Brief: Without the pictures, write out all the lines below exactly as they appear.

Source material:

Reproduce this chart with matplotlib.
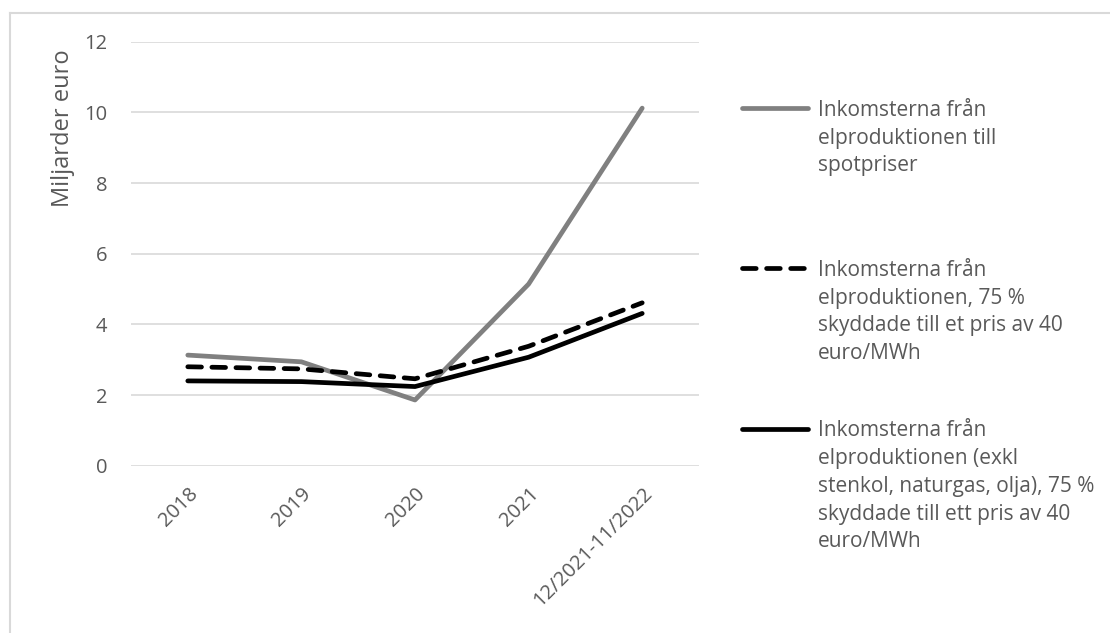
import matplotlib.pyplot as plt
from matplotlib.lines import Line2D

# yearly revenues from electricity production, billions of euro
periods = ['2018', '2019', '2020', '2021', '12/2021-11/2022']
spot = [3.13, 2.94, 1.86, 5.14, 10.12]
hedged = [2.80, 2.74, 2.46, 3.38, 4.61]
hedged_excl_fossil = [2.40, 2.38, 2.24, 3.07, 4.31]

labels = [
    'Inkomsterna från\nelproduktionen till\nspotpriser',
    'Inkomsterna från\nelproduktionen, 75 %\nskyddade till et pris av 40\neuro/MWh',
    'Inkomsterna från\nelproduktionen (exkl\nstenkol, naturgas, olja), 75 %\nskyddade till ett pris av 40\neuro/MWh',
]

plt.rcParams['font.family'] = ['Open Sans', 'DejaVu Sans']
text_col = '#595959'

W, H = 1110, 633
fig = plt.figure(figsize=(W / 100, H / 100), dpi=100)
ax = fig.add_axes([131 / W, 1 - 465.7 / H, 568 / W, 424 / H])

x = range(len(periods))
styles = [
    dict(color='#808080', lw=3.4, solid_capstyle='round'),
    dict(color='black', lw=3.4, ls=(0, (2.9, 2.2)), dash_capstyle='round'),
    dict(color='black', lw=3.4, solid_capstyle='round'),
]
for vals, st in zip([spot, hedged, hedged_excl_fossil], styles):
    ax.plot(x, vals, zorder=3, **st)

ax.set_xlim(-0.5, len(periods) - 0.5)
ax.set_ylim(0, 12)
ax.set_yticks(range(0, 13, 2))
ax.set_xticks(list(x))
ax.set_xticklabels(periods, rotation=45, ha='right', rotation_mode='anchor')
ax.tick_params(axis='both', length=0, labelsize=14.5, labelcolor=text_col)
ax.tick_params(axis='y', pad=17)
ax.tick_params(axis='x', pad=13)
ax.grid(axis='y', color='#d9d9d9', lw=1.2)
ax.set_axisbelow(True)
for s in ax.spines.values():
    s.set_visible(False)

fig.text(63 / W, 1 - 128 / H, 'Miljarder euro', rotation=90, ha='center', va='center',
         fontsize=17, color=text_col)

# legend drawn by hand so the key sits beside the first text line
leg_y = [108, 268, 428.5]
for y, st, lab in zip(leg_y, styles, labels):
    fig.add_artist(Line2D([742 / W, 808 / W], [1 - y / H, 1 - y / H], **st))
    fig.text(818 / W, 1 - (y - 8) / H, lab, ha='left', va='top', fontsize=15,
             color=text_col, linespacing=1.42)

# frame around the chart area
fig.add_artist(Line2D([10 / W, 1], [1 - 13 / H, 1 - 13 / H], color='#d9d9d9', lw=1.5))
fig.add_artist(Line2D([10 / W, 10 / W], [0, 1 - 13 / H], color='#d9d9d9', lw=1.5))

fig.savefig('out.png', dpi=100)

Result of this task:
Reproduce this chart with matplotlib.
import matplotlib.pyplot as plt
from matplotlib.lines import Line2D

# yearly revenues from electricity production, billions of euro
periods = ['2018', '2019', '2020', '2021', '12/2021-11/2022']
spot = [3.13, 2.94, 1.86, 5.14, 10.12]
hedged = [2.80, 2.74, 2.46, 3.38, 4.61]
hedged_excl_fossil = [2.40, 2.38, 2.24, 3.07, 4.31]

labels = [
    'Inkomsterna från\nelproduktionen till\nspotpriser',
    'Inkomsterna från\nelproduktionen, 75 %\nskyddade till et pris av 40\neuro/MWh',
    'Inkomsterna från\nelproduktionen (exkl\nstenkol, naturgas, olja), 75 %\nskyddade till ett pris av 40\neuro/MWh',
]

plt.rcParams['font.family'] = ['Open Sans', 'DejaVu Sans']
text_col = '#595959'

W, H = 1110, 633
fig = plt.figure(figsize=(W / 100, H / 100), dpi=100)
ax = fig.add_axes([131 / W, 1 - 465.7 / H, 568 / W, 424 / H])

x = range(len(periods))
styles = [
    dict(color='#808080', lw=3.4, solid_capstyle='round'),
    dict(color='black', lw=3.4, ls=(0, (2.9, 2.2)), dash_capstyle='round'),
    dict(color='black', lw=3.4, solid_capstyle='round'),
]
for vals, st in zip([spot, hedged, hedged_excl_fossil], styles):
    ax.plot(x, vals, zorder=3, **st)

ax.set_xlim(-0.5, len(periods) - 0.5)
ax.set_ylim(0, 12)
ax.set_yticks(range(0, 13, 2))
ax.set_xticks(list(x))
ax.set_xticklabels(periods, rotation=45, ha='right', rotation_mode='anchor')
ax.tick_params(axis='both', length=0, labelsize=14.5, labelcolor=text_col)
ax.tick_params(axis='y', pad=17)
ax.tick_params(axis='x', pad=13)
ax.grid(axis='y', color='#d9d9d9', lw=1.2)
ax.set_axisbelow(True)
for s in ax.spines.values():
    s.set_visible(False)

fig.text(63 / W, 1 - 128 / H, 'Miljarder euro', rotation=90, ha='center', va='center',
         fontsize=17, color=text_col)

# legend drawn by hand so the key sits beside the first text line
leg_y = [108, 268, 428.5]
for y, st, lab in zip(leg_y, styles, labels):
    fig.add_artist(Line2D([742 / W, 808 / W], [1 - y / H, 1 - y / H], **st))
    fig.text(818 / W, 1 - (y - 8) / H, lab, ha='left', va='top', fontsize=15,
             color=text_col, linespacing=1.42)

# frame around the chart area
fig.add_artist(Line2D([10 / W, 1], [1 - 13 / H, 1 - 13 / H], color='#d9d9d9', lw=1.5))
fig.add_artist(Line2D([10 / W, 10 / W], [0, 1 - 13 / H], color='#d9d9d9', lw=1.5))

fig.savefig('out.png', dpi=100)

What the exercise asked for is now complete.